If so, then you might try a technique called “self-distancing,” which basically involves trying to look at yourself from the outside. According to research, people who are able to do this while discussing a difficult event make better sense of their own reactions and are less emotionally distressed. In a paper published in 2011, psychologists Ethan Kross and Igor Grossman found that self-distancing was an effective way of cultivating intellectual humility.

Another key to intellectual humility, suggests Leary, is simply being patient as you gather information, keeping an open mind until you need to act.

“The brain evolved the capacity to think in order to guide our behavior in adaptive ways,” says Leary. “If we assume that our understanding of almost anything, including COVID, improves over time, then there’s no reason to draw a firm conclusion until we need to act on it. Then, we go with the best information—from the most credible sources—that we have.”

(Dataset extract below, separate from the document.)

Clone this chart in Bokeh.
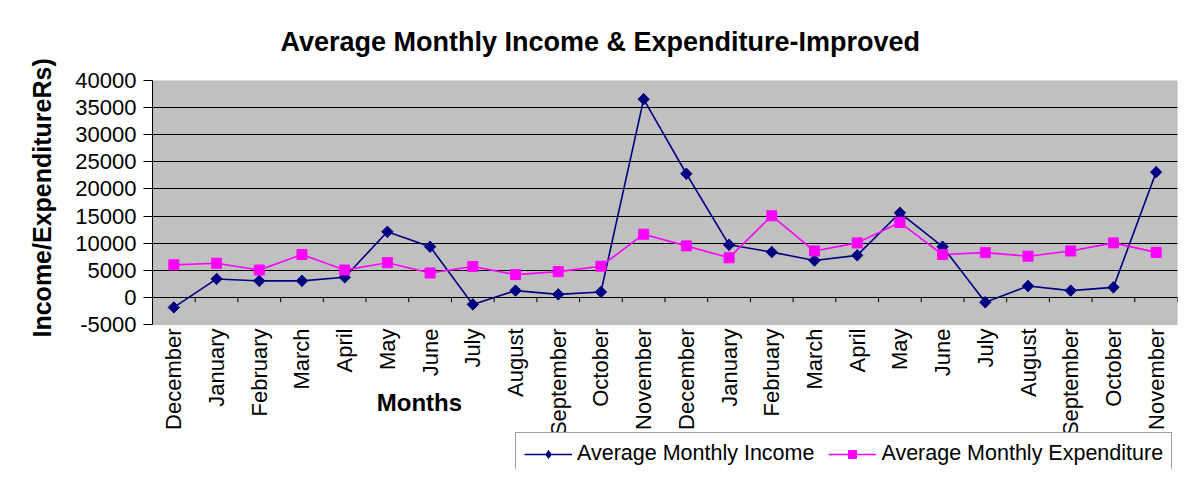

You can also search public-health messages themselves for humility. In the article “11 Questions to Ask About COVID-19 Research,” Greater Good’s editors ask readers to look for signs of intellectual humility in communications about new pandemic insights: Do researchers, journalists, and politicians acknowledge limitations and entertain alternative explanations? Do they reference preceding findings? Are journalists and politicians, or even scientists, possibly overstating the result? If the message seems humble, it might be more reliable than other, more grandiose or emotional messages about COVID-19.

Indeed, the formula of scientific papers is designed to reflect humility, as the authors are forced to explain what the study didn’t do and couldn’t find out, and why their findings could be wrong. In a global pandemic, that’s a formula we might all try to follow.